Forget everything you ever knew about unicorns-majestic, noble creatures they are not. Real unicorns are venomous, man-eating monsters with huge fangs and razor-sharp horns, but luckily they were hunted to extinction a hundred and fifty years ago. Or so 16 year old Astrid Llewelyn skeptically “believes” (her mother is an unicorn enthusiast, though many say she’s just crazy), until one vicious unicorn actually attacks her boyfriend. She is soon whisked off to Rome to train as an unicorn hunter, where she learns things almost too crazy to believe: that there are different types of unicorns; that there is an all-powerful “Remedy” that can cure lethal unicorn wounds; or that, worst of all, she comes from a long line of unicorn hunters.

I so wanted to like this book. I was deciding between this one and another at Borders, but I decided to go with Rampant because in her acknowledgments, the author thanks those who’ve created kick-ass characters like Eowyn, Buffy, and Princess Leia-all exemplary characters in my book. So of course my gut instinct screamed “oooh this one!” But alas, my instinct was off that day, for I’ve reluctantly concluded that Astrid is not one of them.

Peterfreund goes to great lengths to establish a believable alternate history, in which the unicorns famously pictured in medieval tapestries and what not are actually bloodthirsty, murderous little critters, whose horns are actually full of poisonous venom. For instance, one famous unicorn was actually Alexander the Great’s Bucephalus, who was a karkadann, a massive, elephant-sized unicorn. Problem is, I never really believed it. To me, there’s something rather amiss with her world-building; rather than integrating unicorns seamlessly into the setting, which is modern-day Rome by the way, to me they were just creatures that conveniently popped up, weaving in and out of the story in a predictable fashion (i.e. whenever danger was needed). I think for any fantasy to be a successful one, authors have to suspend their readers’ instinctive disbelief-until the very last page-and Peterfreund probably lost me somewhere near the beginning.
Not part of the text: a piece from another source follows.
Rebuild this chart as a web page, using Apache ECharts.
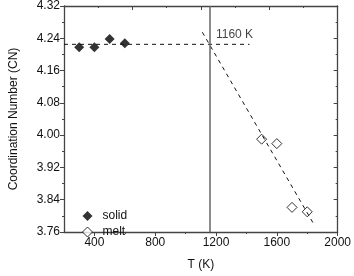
<!DOCTYPE html>
<html><head><meta charset="utf-8">
<script src="https://cdn.jsdelivr.net/npm/echarts@6/dist/echarts.min.js"></script>
<style>html,body{margin:0;padding:0;background:#fff}#c{width:354px;height:276px}</style>
</head><body><div id="c"></div>
<script>
const solidT = [300, 400, 500, 600];
const solidCN = [4.218, 4.218, 4.238, 4.228];
const meltT = [1500, 1600, 1700, 1800];
const meltCN = [3.990, 3.979, 3.821, 3.810];
const solidFitT = [200, 1420];
const solidFitCN = [4.225, 4.225];
const meltFitT = [1110, 1850];
const meltFitCN = [4.255, 3.775];
const transitionT = 1160;
const transitionLabel = '1160 K';
const transitionLabelCN = 4.249;
const xTickLabels = [400, 800, 1200, 1600, 2000];
const xMinorTicks = [600, 1000, 1400, 1800];
const yTickLabels = [3.76, 3.84, 3.92, 4.00, 4.08, 4.16, 4.24, 4.32];

const font = 'Liberation Sans, Arial, sans-serif';
const axisColor = '#444';
const chart = echarts.init(document.getElementById('c'));
const zip = (a, b) => a.map((v, i) => [v, b[i]]);

chart.setOption({
  animation: false,
  textStyle: { fontFamily: font },
  grid: { left: 56, right: 15, top: 6, bottom: 38 },
  legend: {
    data: [
      { name: 'solid', icon: 'diamond', itemStyle: { color: '#000', borderWidth: 0 } },
      { name: 'melt', icon: 'diamond', itemStyle: { color: '#fff', borderColor: '#000', borderWidth: 1 } }
    ],
    orient: 'vertical', left: 77, top: 205,
    itemWidth: 10, itemHeight: 10, itemGap: 4,
    textStyle: { fontSize: 12, color: '#111', fontFamily: font, padding: [0, 0, 0, 5] }
  },
  xAxis: [
    { type: 'value', position: 'bottom', min: 200, max: 2000, interval: 200,
      name: 'T (K)', nameLocation: 'middle', nameGap: 27,
      nameTextStyle: { fontSize: 12, color: '#111', fontFamily: font },
      axisLine: { lineStyle: { color: axisColor, width: 1.3 } },
      axisTick: { customValues: xTickLabels, length: 4, lineStyle: { color: axisColor } },
      axisLabel: { customValues: xTickLabels, fontSize: 12, color: '#111', margin: 5, fontFamily: font,
        formatter: v => String(v) },
      splitLine: { show: false } },
    { type: 'value', position: 'top', min: 0, max: 8, interval: 1,
      axisLine: { onZero: false, lineStyle: { color: axisColor, width: 1.3 } },
      axisTick: { inside: true, customValues: [2, 4, 6], length: 4, lineStyle: { color: axisColor } },
      axisLabel: { show: false }, splitLine: { show: false } },
    { type: 'value', position: 'top', min: 0, max: 8, interval: 1,
      axisLine: { show: false },
      axisTick: { inside: true, customValues: [1, 3, 5, 7], length: 2, lineStyle: { color: axisColor } },
      axisLabel: { show: false }, splitLine: { show: false } },
    { type: 'value', position: 'bottom', min: 200, max: 2000, interval: 200,
      axisLine: { show: false },
      axisTick: { customValues: xMinorTicks, length: 2, lineStyle: { color: axisColor } },
      axisLabel: { show: false }, splitLine: { show: false } }
  ],
  yAxis: [
    { type: 'value', position: 'left', min: 3.76, max: 4.32, interval: 0.08,
      name: 'Coordination Number (CN)', nameLocation: 'middle', nameGap: 44,
      nameTextStyle: { fontSize: 12, color: '#111', fontFamily: font },
      axisLine: { lineStyle: { color: axisColor, width: 1.3 } },
      axisTick: { length: 4, lineStyle: { color: axisColor } },
      minorTick: { show: true, splitNumber: 2, length: 2, lineStyle: { color: axisColor } },
      axisLabel: { fontSize: 12, color: '#111', margin: 4, fontFamily: font,
        formatter: v => v.toFixed(2) },
      splitLine: { show: false } },
    { type: 'value', position: 'right', min: 3.76, max: 4.32, interval: 0.08,
      axisLine: { onZero: false, lineStyle: { color: axisColor, width: 1.3 } },
      axisTick: { inside: true, length: 4, lineStyle: { color: axisColor } },
      minorTick: { show: true, splitNumber: 2, length: 2, lineStyle: { color: axisColor } },
      axisLabel: { show: false }, splitLine: { show: false } }
  ],
  series: [
    { type: 'line', data: zip(solidFitT, solidFitCN), symbol: 'none', silent: true,
      lineStyle: { color: '#111', width: 1, type: [4, 4] },
      markLine: { silent: true, symbol: 'none', label: { show: false },
        lineStyle: { color: '#666', width: 1.5, type: 'solid' },
        data: [{ xAxis: transitionT }] } },
    { type: 'line', data: zip(meltFitT, meltFitCN), symbol: 'none', silent: true,
      lineStyle: { color: '#111', width: 1, type: [4, 4] } },
    { name: 'solid', type: 'scatter', data: zip(solidT, solidCN), symbol: 'diamond', symbolSize: 10,
      itemStyle: { color: '#000' } },
    { name: 'melt', type: 'scatter', data: zip(meltT, meltCN), symbol: 'diamond', symbolSize: 10,
      itemStyle: { color: '#fff', borderColor: '#000', borderWidth: 1 } },
    { type: 'scatter', data: [[transitionT, transitionLabelCN]], symbol: 'circle', symbolSize: 2, silent: true,
      itemStyle: { color: 'rgba(0,0,0,0)' },
      label: { show: true, position: 'right', distance: 5, formatter: transitionLabel,
        fontSize: 12, color: '#111', fontFamily: font } }
  ]
});
</script></body></html>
Also compounding the problem is that I couldn’t bring myself to care for Astrid. Her characterization is schizophrenic at best: in one chapter she’s training to be an unicorn hunter, then in the next she’s contemplating whether she should Do It because not being a virgin anymore will allow her to escape her unicorn hunter duties. (Yes, on a curious sidenote, unicorn hunters must be virgins, or else they can’t see the unicorns.) Peterfreund incorporates a noteworthy message about love and sex and how one has always the agency to choose in both, but Astrid’s wishy-washiness just rubbed me the wrong way. I try not to let prejudices against certain characters taint how I judge a book, but in this case, I really can’t help it.